From these pieces, the delicacy, complexity and diversity of jade caving — a time-honored craftsmanship — are fully revealed.

Chinese people have a long-lasting attachment to jade, which probably accounts for their continuous drive to improve the craftsmanship of jade carving.

From the around 9,000-year-old Xiaonanshan site of Northeast China's Heilongjiang province, archaeologists have excavated more than 200 pieces of jade ware, the earliest known in China.

Exquisite jade ornaments and vessels of various sizes, shapes and textures have also been found in subsequent relic sites across the country or passed down through history, exhibiting aesthetics and ritual significance and symbolizing wealth and social status.

Above all, jade has always been associated with human virtue — gentleness, inclusiveness, integrity, resilience and purity, to name a few — and the efforts taken to maximize the charm of the stone are frequently compared to the polishing of people's fine character.

A household rhyme goes, "Jade, if not refined, will not become a useful ware.
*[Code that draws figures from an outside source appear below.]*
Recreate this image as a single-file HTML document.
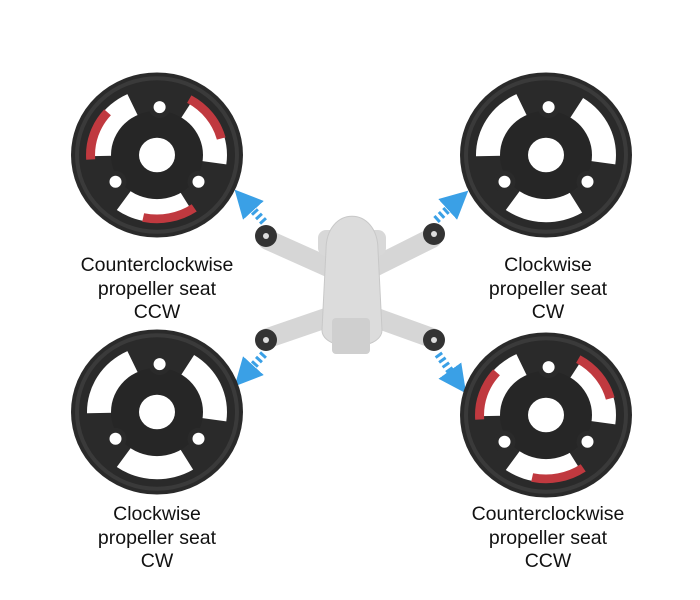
<!DOCTYPE html>
<html><head><meta charset="utf-8"><style>
html,body{margin:0;padding:0;background:#fff;width:700px;height:600px;overflow:hidden}
#c{position:absolute;left:0;top:0}
.l{position:absolute;width:240px;text-align:center;font-family:"Liberation Sans",sans-serif;font-size:19.5px;line-height:23.5px;color:#111}
</style></head><body>
<svg id="c" width="700" height="600" viewBox="0 0 700 600" xmlns="http://www.w3.org/2000/svg">
<defs>
<marker id="ah" viewBox="0 0 10 10" refX="5" refY="5" markerWidth="3.5" markerHeight="3.5" orient="auto"><path d="M0,0L10,5L0,10z" fill="#3aa0e6"/></marker>
</defs>
<g id="drone">
<g stroke="#d6d6d6" stroke-width="20" stroke-linecap="round">
<line x1="268" y1="240" x2="335" y2="270"/>
<line x1="432" y1="238" x2="368" y2="270"/>
<line x1="268" y1="338" x2="335" y2="315"/>
<line x1="432" y1="338" x2="368" y2="315"/>
</g>
<rect x="318" y="230" width="68" height="26" rx="8" fill="#d8d8d8"/>
<path d="M326,250 C326,205 378,205 378,250 L382,330 C382,352 322,352 322,330 Z" fill="#dcdcdc" stroke="#c8c8c8"/>
<rect x="332" y="318" width="38" height="36" rx="4" fill="#cfcfcf"/>
<g fill="#333"><circle cx="266" cy="236" r="11"/><circle cx="434" cy="234" r="11"/><circle cx="266" cy="340" r="11"/><circle cx="434" cy="340" r="11"/></g>
<g fill="#ddd"><circle cx="266" cy="236" r="3"/><circle cx="434" cy="234" r="3"/><circle cx="266" cy="340" r="3"/><circle cx="434" cy="340" r="3"/></g>
</g>
<g stroke="#3aa0e6" stroke-width="8" stroke-dasharray="3 3" marker-end="url(#ah)">
<line x1="264" y1="222" x2="244" y2="200"/>
<line x1="436" y1="220" x2="458" y2="200"/>
<line x1="264" y1="354" x2="244" y2="376"/>
<line x1="438" y1="354" x2="458" y2="382"/>
</g>
<g id="discs"></g>
</svg>
<div class="l" style="left:37px;top:254px">Counterclockwise<br>propeller seat<br>CCW</div>
<div class="l" style="left:428px;top:254px">Clockwise<br>propeller seat<br>CW</div>
<div class="l" style="left:37px;top:503px">Clockwise<br>propeller seat<br>CW</div>
<div class="l" style="left:428px;top:503px">Counterclockwise<br>propeller seat<br>CCW</div>
<script>
function P(cx,cy,a,r,sy){var t=a*Math.PI/180;return (cx+r*Math.cos(t)).toFixed(1)+","+(cy+r*Math.sin(t)*sy).toFixed(1);}
function sector(cx,cy,r1,r2,a1,a2,sy){return "M"+P(cx,cy,a1,r2,sy)+"A"+r2+","+(r2*sy)+" 0 0 1 "+P(cx,cy,a2,r2,sy)+"L"+P(cx,cy,a2,r1,sy)+"A"+r1+","+(r1*sy)+" 0 0 0 "+P(cx,cy,a1,r1,sy)+"Z";}
function disc(cx,cy,red){var sy=0.96,s="";
s+='<ellipse cx="'+cx+'" cy="'+cy+'" rx="86" ry="'+86*sy+'" fill="#2a2a2a"/>';
s+='<ellipse cx="'+cx+'" cy="'+cy+'" rx="80" ry="'+80*sy+'" fill="none" stroke="#3a3a3a" stroke-width="4"/>';
[212,335,92].forEach(function(c){s+='<path d="'+sector(cx,cy,44,70,c-33,c+33,sy)+'" fill="#fff"/>';
if(red)s+='<path d="'+sector(cx,cy,62,71,c-36,c+10,sy)+'" fill="#c0393f"/>';});
s+='<ellipse cx="'+cx+'" cy="'+cy+'" rx="46" ry="'+46*sy+'" fill="#262626"/>';
s+='<ellipse cx="'+cx+'" cy="'+cy+'" rx="18" ry="'+18*sy+'" fill="#fff"/>';
[273,146,34].forEach(function(a){var p=P(cx,cy,a,50,sy).split(",");
s+='<circle cx="'+p[0]+'" cy="'+p[1]+'" r="11" fill="#2a2a2a"/><circle cx="'+p[0]+'" cy="'+p[1]+'" r="6" fill="#fff"/>';});
return s;}
document.getElementById("discs").innerHTML=disc(157,155,true)+disc(546,155,false)+disc(157,412,false)+disc(546,415,true);
</script>
</body></html>
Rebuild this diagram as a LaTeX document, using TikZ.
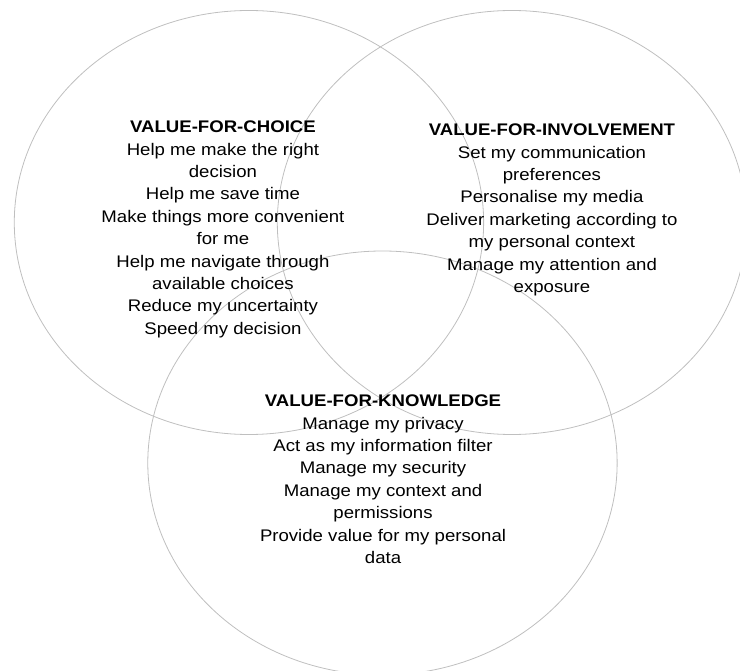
\documentclass[tikz,border=0pt]{standalone}
\usepackage{fontspec}
\setmainfont{Liberation Sans}
\begin{document}
\begin{tikzpicture}[x=1pt,y=1pt,
  ring/.style={draw=black!25, line width=0.8pt},
  blocktext/.style={align=center, anchor=north, inner sep=0pt, transform shape,
    font=\fontsize{16.8}{22.4}\selectfont, text=black}]
\useasboundingbox (0,0) rectangle (740,-671);
\clip (0,0) rectangle (740,-671);
\begin{scope}[xscale=1.107]
  \draw[ring] (224.9,-222.5) circle[radius=212];
  \draw[ring] (462.5,-222.5) circle[radius=212];
  \draw[ring] (345.5,-463) circle[radius=212];
  \node[blocktext] (choice) at (201.4,-120.8) {\textbf{VALUE-FOR-CHOICE}\\
    Help me make the right\\ decision\\ Help me save time\\
    Make things more convenient\\ for me\\ Help me navigate through\\
    available choices\\ Reduce my uncertainty\\ Speed my decision};
  \node[blocktext] (involve) at (498.6,-123.8) {\textbf{VALUE-FOR-INVOLVEMENT}\\
    Set my communication\\ preferences\\ Personalise my media\\
    Deliver marketing according to\\ my personal context\\
    Manage my attention and\\ exposure};
  \node[blocktext] (know) at (346,-394.8) {\textbf{VALUE-FOR-KNOWLEDGE}\\
    Manage my privacy\\ Act as my information filter\\ Manage my security\\
    Manage my context and\\ permissions\\ Provide value for my personal\\ data};
\end{scope}
\end{tikzpicture}
\end{document}
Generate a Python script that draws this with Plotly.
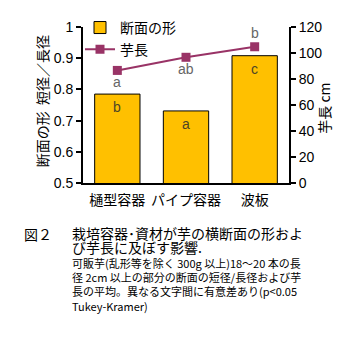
import plotly.graph_objects as go

# Cultivation method categories
categories = ["樋型容器", "パイプ容器", "波板"]
# Cross-section shape (short diameter / long diameter)
shape_ratio = [0.785, 0.731, 0.908]
shape_letters = ["b", "a", "c"]
# Tuber length (cm)
tuber_length = [86.6, 96.7, 104.8]
length_letters = ["a", "ab", "b"]

y_ticks = [0.5, 0.6, 0.7, 0.8, 0.9, 1.0]
y_tick_text = ["0.5", "0.6", "0.7", "0.8", "0.9", "1"]
y2_ticks = [0, 20, 40, 60, 80, 100, 120]

figure_number = "図２"
caption_title = ["栽培容器･資材が芋の横断面の形およ", "び芋長に及ぼす影響."]
caption_notes = [
    "可販芋(乱形等を除く 300g 以上)18～20 本の長",
    "径 2cm 以上の部分の断面の短径/長径および芋",
    "長の平均。異なる文字間に有意差あり(p<0.05",
    "Tukey-Kramer)",
]

FONT = "Noto Sans CJK JP"
W, H = 349, 340
L, R, T, B = 83, 60, 17, 157
PW, PH = W - L - R, H - T - B


def px(x):
    return (x - L) / PW


def py(y):
    return (H - B - y) / PH


fig = go.Figure()
fig.add_trace(go.Bar(
    x=categories, y=shape_ratio, base=0, name="断面の形", legend="legend",
    marker=dict(color="#FFC000", line=dict(color="black", width=1)),
    width=0.66,
))
fig.add_trace(go.Scatter(
    x=categories, y=tuber_length, name="芋長", yaxis="y2", legend="legend2",
    mode="lines+markers",
    line=dict(color="#993366", width=2),
    marker=dict(symbol="square", size=9, color="#993366"),
))

annotations = []
for c, v, t in zip(categories, shape_ratio, shape_letters):
    annotations.append(dict(x=c, y=v, xref="x", yref="y", text=t, showarrow=False,
                            yshift=-13, font=dict(size=14, color="#4D4526", family="Arial")))
for c, v, t, s in zip(categories, tuber_length, length_letters, [-12, -12, 14]):
    annotations.append(dict(x=c, y=v, xref="x", yref="y2", text=t, showarrow=False,
                            yshift=s, font=dict(size=14, color="#666666", family="Arial")))

# axis titles
annotations.append(dict(x=px(42), y=py(96), xref="paper", yref="paper",
                        xanchor="center", yanchor="middle",
                        text="断面の形  短径／長径", textangle=-90, showarrow=False,
                        font=dict(size=14, family=FONT, color="black")))
annotations.append(dict(x=px(324), y=py(104), xref="paper", yref="paper",
                        xanchor="center", yanchor="middle",
                        text="芋長 cm", textangle=-90, showarrow=False,
                        font=dict(size=14, family=FONT, color="black")))

# caption
annotations.append(dict(x=px(22), y=py(237), xref="paper", yref="paper",
                        text=figure_number, showarrow=False,
                        xanchor="left", yanchor="middle",
                        font=dict(size=14, color="black", family=FONT)))
caption_lines = ['<span style="font-size:14px">%s</span>' % s for s in caption_title] + caption_notes
annotations.append(dict(x=px(70), y=py(223), xref="paper", yref="paper",
                        text="<br>".join(caption_lines), align="left",
                        showarrow=False, xanchor="left", yanchor="top",
                        font=dict(size=11, color="black", family=FONT)))

legend_style = dict(xanchor="left", yanchor="middle", bgcolor="rgba(0,0,0,0)",
                    font=dict(size=14, family=FONT, color="black"),
                    itemwidth=30, borderwidth=0)

fig.update_layout(
    width=W, height=H,
    margin=dict(l=L, r=R, t=T, b=B),
    paper_bgcolor="white", plot_bgcolor="white",
    font=dict(family=FONT, size=14, color="black"),
    showlegend=True,
    legend=dict(x=px(80), y=py(18), **legend_style),
    legend2=dict(x=px(80), y=py(41), **legend_style),
    xaxis=dict(
        showline=True, linecolor="black", linewidth=2,
        ticks="", tickfont=dict(size=14, family=FONT),
        ticklabelstandoff=3,
        range=[-0.5, 2.5],
    ),
    yaxis=dict(
        range=[0.5, 1.0], tickvals=y_ticks, ticktext=y_tick_text,
        showline=True, linecolor="black", linewidth=2,
        ticks="outside", ticklen=5, tickwidth=2, tickcolor="black",
        showgrid=False, zeroline=False,
        tickfont=dict(size=14, family="Arial"),
    ),
    yaxis2=dict(
        range=[0, 120], tickvals=y2_ticks, overlaying="y", side="right",
        showline=True, linecolor="black", linewidth=2,
        ticks="outside", ticklen=5, tickwidth=2, tickcolor="black",
        showgrid=False, zeroline=False,
        tickfont=dict(size=14, family="Arial"),
    ),
    annotations=annotations,
)

fig.write_html("out.html")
A person, if not learn, will not understand the principles of life."

The main procedures of jade carving, handed down throughout thousands of years, include qie (cutting), cuo (grinding), zhuo (carving) and mo (polishing).

These four Chinese characters form a commonly used phrase meaning exchanging ideas while mutually learning, and pondering on a specific problem over and over again — an apt metaphor of the long journey to become a jade-carving master.